Unter dem Label der »Neuen Abstraktion« (die »Neue Gegenständlichkeit« lässt auf der anderen Seite grüßen) greifen Maler, Bildhauer, Fotografen und Installationskünstler auf die ganze Palette der ungegenständlichen Spielarten zurück, vom Informel bis zur geometrischen Kunst. Dass bei den 20 Künstlern kaum weniger Positionen auszumachen sind, ist erstaunlich genug und zeugt von der Virulenz des Anliegens. Den Hauptpart der Malerei bestreiten André Butzer, Sean Dawson, Shannon Finley, Torben Giehler, Terry Haggerty, Martin Kobe, Frank Nitsche, Bernd Ribbeck, Tanja Rochelmeyer, Klaus-Martin Treder und Thomas Scheibitz, der auch als Bildhauer auftritt. Die sind ansonsten vertreten durch Axel Anklam, Wolfgang Flad, Karsten Konrad und Wilhelm Mundt.
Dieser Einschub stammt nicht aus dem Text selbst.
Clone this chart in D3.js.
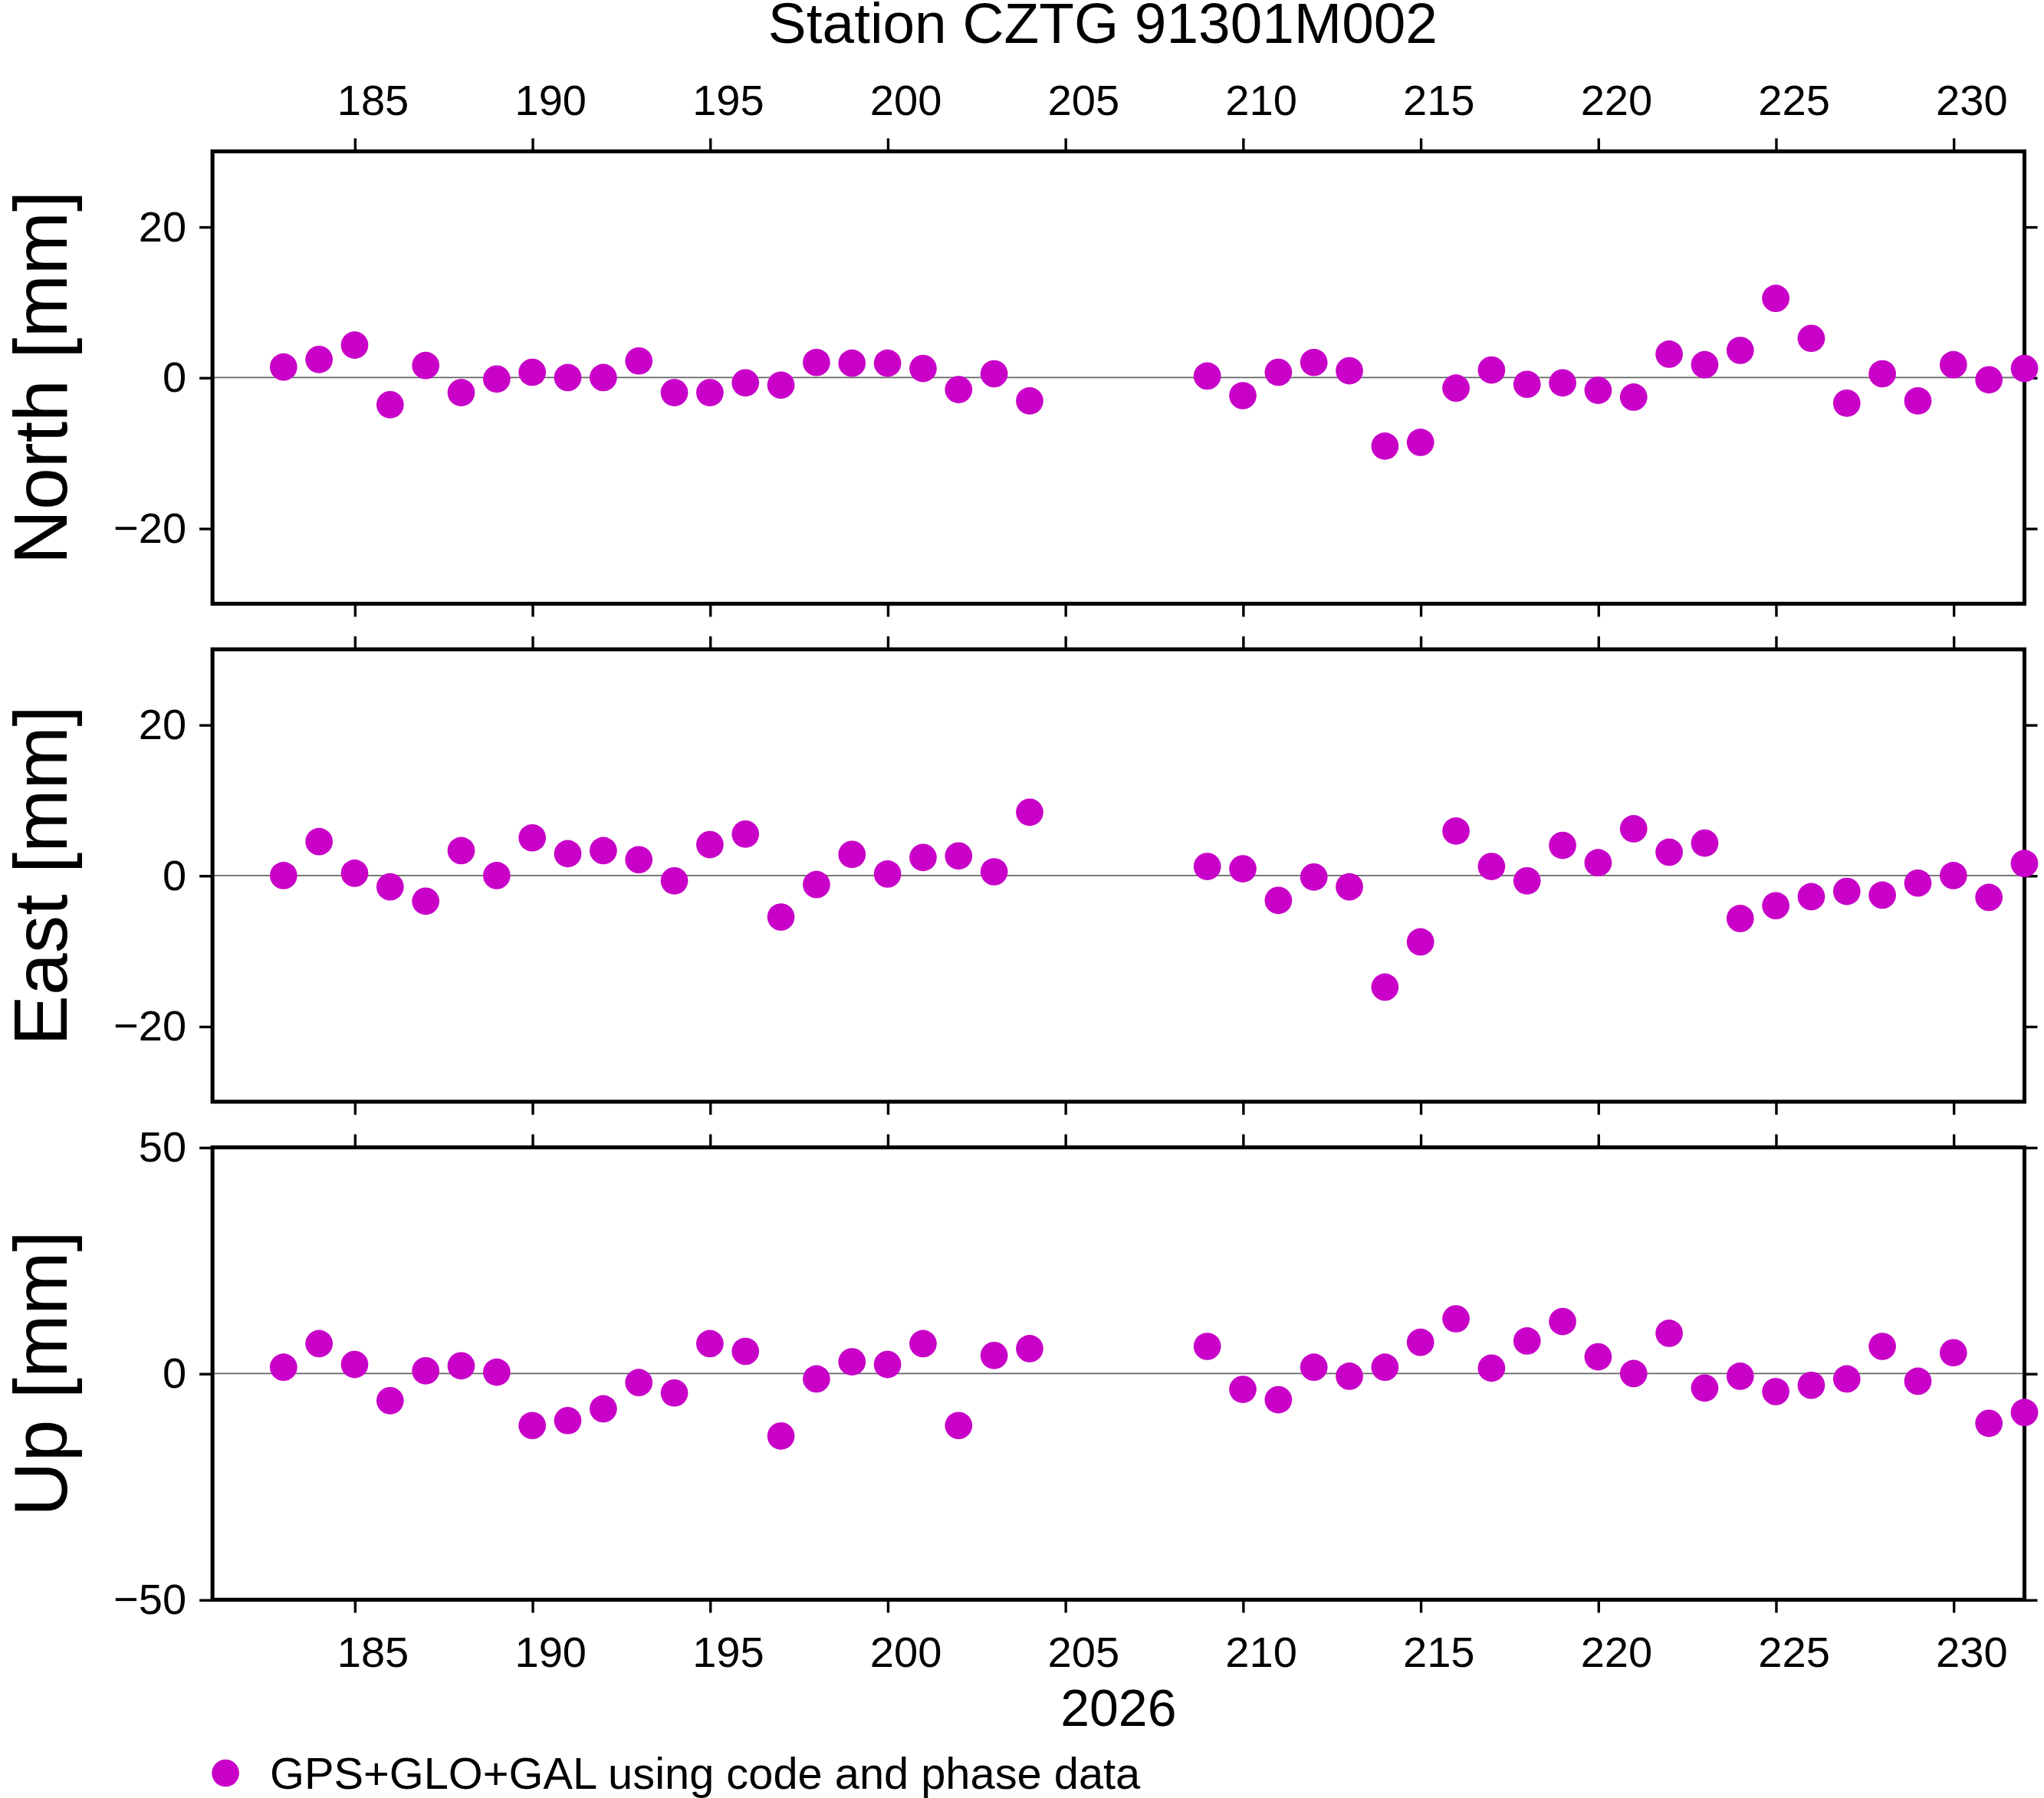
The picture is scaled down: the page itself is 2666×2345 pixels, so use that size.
<!DOCTYPE html>
<html><head><meta charset="utf-8">
<script src="https://cdn.jsdelivr.net/npm/d3@7"></script>
<style>body{margin:0;background:#fff}text{font-family:"Liberation Sans",Arial,sans-serif}</style>
</head><body><svg id="c"></svg>
<script>
const days = [183,184,185,186,187,188,189,190,191,192,193,194,195,196,197,198,199,200,201,202,203,204,
  209,210,211,212,213,214,215,216,217,218,219,220,221,222,223,224,225,226,227,228,229,230,231,232]
const north = [1.4,2.4,4.3,-3.6,1.6,-2,-0.2,0.7,0,0,2.2,-2,-2,-0.7,-1,2,1.9,1.9,1.2,-1.6,0.5,-3.1,
  0.2,-2.4,0.7,2,0.9,-9.1,-8.6,-1.4,1,-0.9,-0.7,-1.7,-2.6,3.1,1.7,3.6,10.5,5.2,-3.4,0.5,-3.1,1.7,-0.3,1.2]
const east = [0,4.5,0.3,-1.5,-3.4,3.3,0,5,2.9,3.3,2.1,-0.7,4.1,5.5,-5.5,-1.2,2.8,0.2,2.4,2.6,0.5,8.4,
  1.2,0.9,-3.3,-0.2,-1.5,-14.8,-8.8,5.9,1.2,-0.7,4,1.7,6.2,3.1,4.3,-5.7,-4,-2.8,-2.1,-2.6,-1,0,-2.9,1.6]
const up = [1.4,6.6,2,-6,0.6,1.7,0.3,-11.5,-10.4,-7.8,-2,-4.3,6.6,4.9,-13.8,-1.2,2.6,2,6.6,-11.5,4,5.5,
  6,-3.5,-5.8,1.4,-0.6,1.4,6.9,12.1,1.2,7.2,11.5,3.7,0,8.9,-3.2,-0.6,-4,-2.6,-1.2,6,-1.7,4.6,-11,-8.6]
const panels = [
  {label:'North [mm]', values:north, range:30, major:20, minor:10, top:116},
  {label:'East [mm]', values:east, range:30, major:20, minor:10, top:498},
  {label:'Up [mm]', values:up, range:50, major:50, minor:10, top:880}
]
const W = 1568, H = 1379
const svg = d3.select('#c').attr('width', 2666).attr('height', 2345).attr('viewBox', `0 0 ${W} ${H}`)
const left = 163, right = 1553, ph = 347
const x = d3.scaleLinear().domain([181, 232]).range([left, right])
const color = '#c800c8'
const halfDay = x(182) - x(181.5)

function xAxis(g, gen, labels) {
  g.call(gen(x).tickValues(d3.range(182, 233)).tickSize(5).tickFormat(''))
  g.call(gen(x).tickValues(d3.range(185, 233, 5)).tickSize(10).tickPadding(18)
    .tickFormat(labels ? d3.format('d') : ''))
  g.selectAll('text').attr('dx', halfDay)
}

panels.forEach((p, i) => {
  const y = d3.scaleLinear().domain([-p.range, p.range]).range([p.top + ph, p.top])
  const g = svg.append('g')
  g.append('line').attr('x1', left).attr('x2', right).attr('y1', y(0)).attr('y2', y(0))
    .attr('stroke', '#666').attr('stroke-width', 1)
  const styleAxis = a => {
    a.select('.domain').remove()
    a.selectAll('line').attr('stroke', '#000').attr('stroke-width', 2)
    a.selectAll('text').attr('font-size', 33).attr('fill', '#000')
  }
  const minorY = d3.range(-p.range, p.range + 0.1, p.minor)
  const majorY = minorY.filter(v => v % p.major === 0)
  const fmt = v => v < 0 ? '\u2212' + Math.abs(v) : String(v)
  const ly = g.append('g').attr('transform', `translate(${left},0)`)
  ly.call(d3.axisLeft(y).tickValues(minorY).tickSize(5).tickFormat(''))
  ly.call(d3.axisLeft(y).tickValues(majorY).tickSize(10).tickPadding(10).tickFormat(fmt))
  styleAxis(ly)
  const ry = g.append('g').attr('transform', `translate(${right},0)`)
  ry.call(d3.axisRight(y).tickValues(minorY).tickSize(5).tickFormat(''))
  ry.call(d3.axisRight(y).tickValues(majorY).tickSize(10).tickFormat(''))
  styleAxis(ry)
  const tx = g.append('g').attr('transform', `translate(0,${p.top})`)
  xAxis(tx, d3.axisTop, i === 0)
  styleAxis(tx)
  const bx = g.append('g').attr('transform', `translate(0,${p.top + ph})`)
  xAxis(bx, d3.axisBottom, i === 2)
  styleAxis(bx)
  g.append('rect').attr('x', left).attr('y', p.top).attr('width', right - left).attr('height', ph)
    .attr('fill', 'none').attr('stroke', '#000').attr('stroke-width', 3)
  g.append('g').selectAll('circle').data(days).join('circle')
    .attr('cx', d => x(d)).attr('cy', (d, j) => y(p.values[j])).attr('r', 10.5).attr('fill', color)
  g.append('text').attr('transform', `translate(51,${p.top + ph / 2}) rotate(-90)`)
    .attr('text-anchor', 'middle').attr('font-size', 58).text(p.label)
})

svg.append('text').attr('x', 846).attr('y', 33).attr('text-anchor', 'middle').attr('font-size', 44)
  .text('Station CZTG 91301M002')
svg.append('text').attr('x', 858).attr('y', 1324).attr('text-anchor', 'middle').attr('font-size', 40)
  .text('2026')
svg.append('circle').attr('cx', 173).attr('cy', 1360).attr('r', 10.5).attr('fill', color)
svg.append('text').attr('x', 207).attr('y', 1372).attr('font-size', 34)
  .text('GPS+GLO+GAL using code and phase data')
</script></body></html>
Es folgen die Installationskünstler Isabel Kerkermeier, Peter K. Koch und Madeleine Boschan, zuletzt die Videokünstler Gerhard Mantz und Robert Seidel.
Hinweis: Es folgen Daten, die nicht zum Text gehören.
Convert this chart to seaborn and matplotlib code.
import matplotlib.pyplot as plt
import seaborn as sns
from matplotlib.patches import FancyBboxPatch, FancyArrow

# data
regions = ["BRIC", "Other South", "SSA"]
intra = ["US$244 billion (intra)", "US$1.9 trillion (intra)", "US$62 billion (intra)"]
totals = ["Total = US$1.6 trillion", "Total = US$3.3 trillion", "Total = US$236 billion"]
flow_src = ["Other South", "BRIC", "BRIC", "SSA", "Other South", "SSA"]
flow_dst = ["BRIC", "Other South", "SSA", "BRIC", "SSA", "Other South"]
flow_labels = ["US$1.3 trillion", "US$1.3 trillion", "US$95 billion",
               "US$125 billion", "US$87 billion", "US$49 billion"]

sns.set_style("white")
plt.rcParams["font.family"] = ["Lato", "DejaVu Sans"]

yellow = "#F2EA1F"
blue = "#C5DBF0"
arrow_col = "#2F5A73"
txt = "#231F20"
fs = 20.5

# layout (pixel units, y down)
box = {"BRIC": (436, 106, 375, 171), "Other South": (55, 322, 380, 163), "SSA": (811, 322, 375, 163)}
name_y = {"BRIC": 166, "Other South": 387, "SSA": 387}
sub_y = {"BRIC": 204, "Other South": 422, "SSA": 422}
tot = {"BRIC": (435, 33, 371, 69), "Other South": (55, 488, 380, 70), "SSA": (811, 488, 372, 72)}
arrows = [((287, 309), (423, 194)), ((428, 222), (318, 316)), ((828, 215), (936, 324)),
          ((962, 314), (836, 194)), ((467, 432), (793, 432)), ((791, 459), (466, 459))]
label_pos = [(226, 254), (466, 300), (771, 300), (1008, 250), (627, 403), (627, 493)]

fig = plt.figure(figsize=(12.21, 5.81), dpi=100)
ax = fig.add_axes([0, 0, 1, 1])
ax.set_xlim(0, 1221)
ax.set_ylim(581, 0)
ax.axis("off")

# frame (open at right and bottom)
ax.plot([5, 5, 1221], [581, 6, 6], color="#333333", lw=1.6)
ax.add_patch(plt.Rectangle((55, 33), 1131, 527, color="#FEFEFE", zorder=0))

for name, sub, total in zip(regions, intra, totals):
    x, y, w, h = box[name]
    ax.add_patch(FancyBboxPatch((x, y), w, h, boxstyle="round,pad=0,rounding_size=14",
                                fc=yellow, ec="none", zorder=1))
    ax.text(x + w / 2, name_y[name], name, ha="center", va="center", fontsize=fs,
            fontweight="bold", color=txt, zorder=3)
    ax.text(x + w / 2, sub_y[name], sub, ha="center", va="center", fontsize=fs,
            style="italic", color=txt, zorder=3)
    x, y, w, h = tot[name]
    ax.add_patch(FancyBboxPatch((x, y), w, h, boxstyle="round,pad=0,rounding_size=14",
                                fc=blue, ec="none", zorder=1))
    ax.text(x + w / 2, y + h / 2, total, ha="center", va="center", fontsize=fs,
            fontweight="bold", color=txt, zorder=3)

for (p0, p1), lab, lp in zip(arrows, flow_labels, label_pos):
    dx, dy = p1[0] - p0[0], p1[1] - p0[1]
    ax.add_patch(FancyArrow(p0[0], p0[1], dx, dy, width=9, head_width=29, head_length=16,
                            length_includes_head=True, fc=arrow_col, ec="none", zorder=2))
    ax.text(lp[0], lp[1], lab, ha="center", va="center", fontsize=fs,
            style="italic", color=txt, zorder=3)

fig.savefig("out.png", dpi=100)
Am spannendsten sind die Arbeiten, die der Wahrnehmung nach eine tatsächliche Liaison mit der Gegenständlichkeit eingehen. Da ist etwa das Lampenensemble von Madeleine Boschan, bestehend aus Kunststoff- und Metallteilen, Neon und Lack, das einerseits mit poetischen Titeln (»Ex oriente lux« u.a.) exotische Motive evoziert und die Anmutung aufflatternder Vögel hat. Die Illusion glasklarer Räume entwirft Martin Kobe, der in leuchtenden Rottönen Piranesis labyrinthische Kerkerwelten in eine menschenverlassene Jetztzeit übersetzt. Als seien derartig surreale Konstrukte in einem Computerprogramm noch verfremdet worden, so zeigen sich manche der treffend »Zukünftige Erinnerung« o.ä. betitelten Bilder von Gerhard Mantz. Selbst die erhabenen Geflechtplastiken Wolfgang Flads erinnern an Knochengebilde oder abgeklärte Migofs (jenen informellen Gestrüppfiguren von Bernhard Schultze), die ein Eigenleben fern einer reinen Abstraktion zu führen scheinen.
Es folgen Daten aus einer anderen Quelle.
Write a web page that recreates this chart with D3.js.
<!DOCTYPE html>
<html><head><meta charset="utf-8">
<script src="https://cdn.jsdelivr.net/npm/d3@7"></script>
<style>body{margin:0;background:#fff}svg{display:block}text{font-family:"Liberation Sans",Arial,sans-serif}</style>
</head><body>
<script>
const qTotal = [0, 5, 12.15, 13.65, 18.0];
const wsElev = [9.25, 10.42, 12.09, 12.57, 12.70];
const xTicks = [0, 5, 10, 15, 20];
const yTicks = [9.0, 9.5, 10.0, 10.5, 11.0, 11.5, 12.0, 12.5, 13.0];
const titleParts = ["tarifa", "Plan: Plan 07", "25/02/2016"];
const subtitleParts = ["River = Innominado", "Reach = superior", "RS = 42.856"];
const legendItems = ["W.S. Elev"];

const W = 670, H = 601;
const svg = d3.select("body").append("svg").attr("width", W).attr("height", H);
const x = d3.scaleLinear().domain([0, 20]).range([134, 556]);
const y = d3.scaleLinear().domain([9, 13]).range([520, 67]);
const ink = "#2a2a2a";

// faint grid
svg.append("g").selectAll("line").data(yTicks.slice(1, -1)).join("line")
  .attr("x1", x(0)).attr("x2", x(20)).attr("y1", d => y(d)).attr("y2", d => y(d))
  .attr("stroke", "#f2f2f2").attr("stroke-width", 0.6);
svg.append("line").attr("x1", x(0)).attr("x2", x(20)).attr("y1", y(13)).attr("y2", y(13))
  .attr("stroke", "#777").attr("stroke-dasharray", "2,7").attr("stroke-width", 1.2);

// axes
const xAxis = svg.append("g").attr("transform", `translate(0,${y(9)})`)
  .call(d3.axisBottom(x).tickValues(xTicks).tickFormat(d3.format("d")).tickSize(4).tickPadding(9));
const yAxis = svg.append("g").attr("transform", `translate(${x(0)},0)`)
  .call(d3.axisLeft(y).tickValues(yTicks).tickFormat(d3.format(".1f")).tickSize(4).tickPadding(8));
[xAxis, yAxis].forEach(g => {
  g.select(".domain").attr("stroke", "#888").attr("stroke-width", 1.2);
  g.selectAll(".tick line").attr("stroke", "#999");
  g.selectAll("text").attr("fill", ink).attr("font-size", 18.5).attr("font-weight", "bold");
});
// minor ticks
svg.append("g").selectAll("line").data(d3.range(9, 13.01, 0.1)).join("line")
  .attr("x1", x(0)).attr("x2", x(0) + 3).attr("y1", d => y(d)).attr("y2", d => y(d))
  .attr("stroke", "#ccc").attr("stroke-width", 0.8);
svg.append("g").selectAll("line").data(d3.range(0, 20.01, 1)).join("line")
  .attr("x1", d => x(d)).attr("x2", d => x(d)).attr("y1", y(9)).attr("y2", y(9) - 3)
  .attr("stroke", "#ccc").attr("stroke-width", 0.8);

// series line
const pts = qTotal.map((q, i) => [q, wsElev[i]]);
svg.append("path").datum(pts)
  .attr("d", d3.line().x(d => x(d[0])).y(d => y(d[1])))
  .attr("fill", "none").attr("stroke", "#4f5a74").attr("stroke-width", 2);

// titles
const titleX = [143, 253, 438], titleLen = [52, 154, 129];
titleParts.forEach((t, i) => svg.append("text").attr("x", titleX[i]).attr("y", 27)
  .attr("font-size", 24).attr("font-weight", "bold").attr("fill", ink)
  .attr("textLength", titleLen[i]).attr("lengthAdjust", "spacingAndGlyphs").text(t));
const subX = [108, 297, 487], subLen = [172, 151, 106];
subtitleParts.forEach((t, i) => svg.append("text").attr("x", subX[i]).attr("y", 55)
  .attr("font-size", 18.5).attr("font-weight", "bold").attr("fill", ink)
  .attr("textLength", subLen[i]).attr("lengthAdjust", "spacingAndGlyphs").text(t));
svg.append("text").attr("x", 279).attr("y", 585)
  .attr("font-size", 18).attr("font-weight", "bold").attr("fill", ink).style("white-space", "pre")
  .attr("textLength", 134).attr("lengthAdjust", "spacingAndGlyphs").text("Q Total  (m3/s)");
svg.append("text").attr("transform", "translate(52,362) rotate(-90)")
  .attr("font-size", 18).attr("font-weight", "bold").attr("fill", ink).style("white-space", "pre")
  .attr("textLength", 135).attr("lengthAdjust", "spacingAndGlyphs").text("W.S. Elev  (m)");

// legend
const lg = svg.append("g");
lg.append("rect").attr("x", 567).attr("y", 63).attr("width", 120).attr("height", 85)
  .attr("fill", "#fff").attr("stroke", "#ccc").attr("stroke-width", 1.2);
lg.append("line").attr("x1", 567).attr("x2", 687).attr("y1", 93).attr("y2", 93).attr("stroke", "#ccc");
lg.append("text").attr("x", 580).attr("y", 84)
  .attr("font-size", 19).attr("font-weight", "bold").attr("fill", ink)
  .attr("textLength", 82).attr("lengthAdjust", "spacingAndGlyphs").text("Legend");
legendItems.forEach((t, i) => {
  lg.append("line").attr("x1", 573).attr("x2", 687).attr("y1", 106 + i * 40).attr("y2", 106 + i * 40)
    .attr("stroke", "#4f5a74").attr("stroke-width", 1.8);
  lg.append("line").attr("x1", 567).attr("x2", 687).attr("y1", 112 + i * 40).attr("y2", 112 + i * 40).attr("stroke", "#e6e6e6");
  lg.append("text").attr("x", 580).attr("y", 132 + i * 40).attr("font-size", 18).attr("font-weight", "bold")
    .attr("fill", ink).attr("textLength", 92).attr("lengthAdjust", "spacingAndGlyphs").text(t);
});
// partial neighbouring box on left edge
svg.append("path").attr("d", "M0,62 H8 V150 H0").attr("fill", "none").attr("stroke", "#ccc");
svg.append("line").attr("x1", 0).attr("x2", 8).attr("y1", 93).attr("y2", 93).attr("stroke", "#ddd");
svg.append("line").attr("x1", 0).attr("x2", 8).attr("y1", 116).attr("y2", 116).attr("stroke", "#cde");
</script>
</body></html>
Doch auch die „wirklich“ gegenstandsfreien und unfigurativen Werke präsentieren sich in einer Frische, die keinerlei Abnutzungserscheinungen in der abstrakten Kunst erkennen lassen. Das trifft auf die COBRA-nahen Farberuptionen von André Butzer genauso zu wie auf die schwungvollen Raumphantasien eines Sean Dawson oder Torben Giehler. Faszinierend wirken die Filmstills von Robert Seidel, der mit seinen »Schnitten durch eine virtuelle Skulptur« elegant die Gattungen klassischer und neuer Medien zusammenführt. Klaus-Martin Treder lotet am deutlichsten die Grenzen zur Concept art aus – und reicht »Super Sensitive Drops«. Die Liste könnte gerade so fortgeführt werden: Der Ulmer Kunstverein vereint Spitzenwerke einer teils noch relativ jungen Generation von Künstlern, die zwischen 1950 – Mantz als Senior – und 1979 geboren ist. Angesichts der selbstbewussten und mehrheitlich sinnlich-opulenten Positionen bekommt der Titel »Abstract confusion« fast den Beiklang von Fishing for compliments – aber die sind in jeder Linie gerechtfertigt.